P21C-02
Pinpointing Production: A Particle Tracking Simulator Identifies Source Regions of Escaping Planetary O+
Tuesday, 15 December 2015: 08:20
2007 (Moscone West)
Blake Christian Johnson, University of Michigan Ann Arbor, Ann Arbor, MI, United States
Abstract:
As observations of current Martian atmospheric erosion rates become increasingly precise, a complete understanding of the time evolution of the Martian atmosphere will be limited not by incomplete knowledge of current loss rates, but by an incomplete understanding of how this loss rate changes over time. Making progress on this front necessarily requires detailed understanding of the various acceleration mechanisms that lead to escape.
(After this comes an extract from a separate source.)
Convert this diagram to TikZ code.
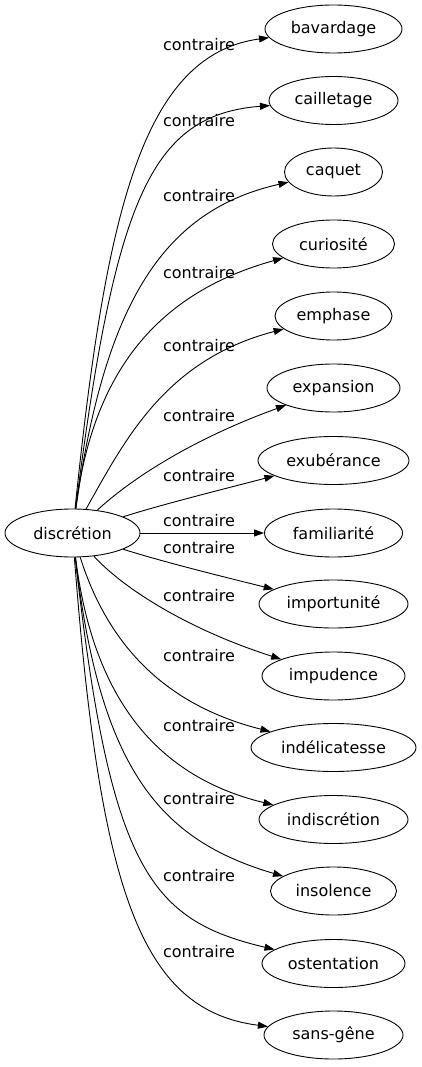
\documentclass[tikz,border=0pt]{standalone}
\usepackage{fontspec}
\setmainfont{DejaVu Sans}
\usetikzlibrary{arrows.meta,shapes.geometric}
\tikzset{
  gnode/.style={draw, ellipse, line width=0.9pt, minimum height=48pt, inner sep=2pt,
    font=\fontsize{16}{19}\selectfont},
  lbl/.style={inner sep=0pt, font=\fontsize{16}{19}\selectfont},
  edge/.style={draw, line width=0.9pt, -{Triangle[length=10pt,width=7pt]}}
}
\begin{document}
\begin{tikzpicture}[x=1pt,y=-1pt]
\useasboundingbox (0,0) rectangle (421,1067);
\node[gnode, minimum width=135pt] (src) at (72.5,533) {discrétion};
\node[gnode, minimum width=137pt] (n1) at (333.5,29) {bavardage};
\node[gnode, minimum width=129pt] (n2) at (333.5,100.5) {cailletage};
\node[gnode, minimum width=98pt] (n3) at (333.5,172) {caquet};
\node[gnode, minimum width=122pt] (n4) at (333.5,244) {curiosité};
\node[gnode, minimum width=117pt] (n5) at (333.5,316) {emphase};
\node[gnode, minimum width=133pt] (n6) at (333.5,388) {expansion};
\node[gnode, minimum width=151pt] (n7) at (333.5,460.5) {exubérance};
\node[gnode, minimum width=138pt] (n8) at (333.5,533) {familiarité};
\node[gnode, minimum width=149pt] (n9) at (333.5,604) {importunité};
\node[gnode, minimum width=143pt] (n10) at (333.5,676) {impudence};
\node[gnode, minimum width=165pt] (n11) at (333.5,747.5) {indélicatesse};
\node[gnode, minimum width=149pt] (n12) at (333.5,819.5) {indiscrétion};
\node[gnode, minimum width=126pt] (n13) at (333.5,891) {insolence};
\node[gnode, minimum width=143pt] (n14) at (333.5,963.5) {ostentation};
\node[gnode, minimum width=139pt] (n15) at (333.5,1035) {sans-gêne};

\node[lbl] (l1) at (199,45) {contraire};
\node[lbl] (l2) at (199,121) {contraire};
\node[lbl] (l3) at (199,196) {contraire};
\node[lbl] (l4) at (199,273) {contraire};
\node[lbl] (l5) at (199,346) {contraire};
\node[lbl] (l6) at (199,416) {contraire};
\node[lbl] (l7) at (199,476) {contraire};
\node[lbl] (l8) at (199,521) {contraire};
\node[lbl] (l9) at (199,548) {contraire};
\node[lbl] (l10) at (199,596) {contraire};
\node[lbl] (l11) at (199,656) {contraire};
\node[lbl] (l12) at (199,726) {contraire};
\node[lbl] (l13) at (199,799) {contraire};
\node[lbl] (l14) at (199,876) {contraire};
\node[lbl] (l15) at (199,952) {contraire};

\draw[edge] (src) .. controls (105,220) and (140,55) .. (n1);
\draw[edge] (src) .. controls (115,200) and (150,115) .. (n2);
\draw[edge] (src) .. controls (105,300) and (165,210) .. (n3);
\draw[edge] (src) .. controls (92,380) and (150,295) .. (n4);
\draw[edge] (src) .. controls (125,440) and (165,360) .. (n5);
\draw[edge] (src) .. controls (130,480) and (190,440) .. (n6);
\draw[edge] (src) .. controls (160,505) and (220,490) .. (n7);
\draw[edge] (src) -- (n8);
\draw[edge] (src) .. controls (160,561) and (220,576) .. (n9);
\draw[edge] (src) .. controls (125,590) and (190,630) .. (n10);
\draw[edge] (src) .. controls (108,645) and (165,705) .. (n11);
\draw[edge] (src) .. controls (92,690) and (150,775) .. (n12);
\draw[edge] (src) .. controls (100,770) and (160,840) .. (n13);
\draw[edge] (src) .. controls (110,870) and (150,920) .. (n14);
\draw[edge] (src) .. controls (100,890) and (140,1010) .. (n15);
\end{tikzpicture}
\end{document}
With this in mind, we note that one open question which cannot be answered by in situ measurements of escaping ions is the altitude from which these escaping ions originate. A 3-D kinetic model, the Adaptive Mesh Particle Simulator (AMPS), is used to track oxygen ions from their source. AMPS takes collisions into account, allowing for the examination of the entire upper atmosphere, from beneath the ionospheric peak, through the transition region in which collisions become rare, all the way out to several Mars radii, making AMPS an effective tool for studying the source regions associated with the escape of O+ from the atmosphere of Mars.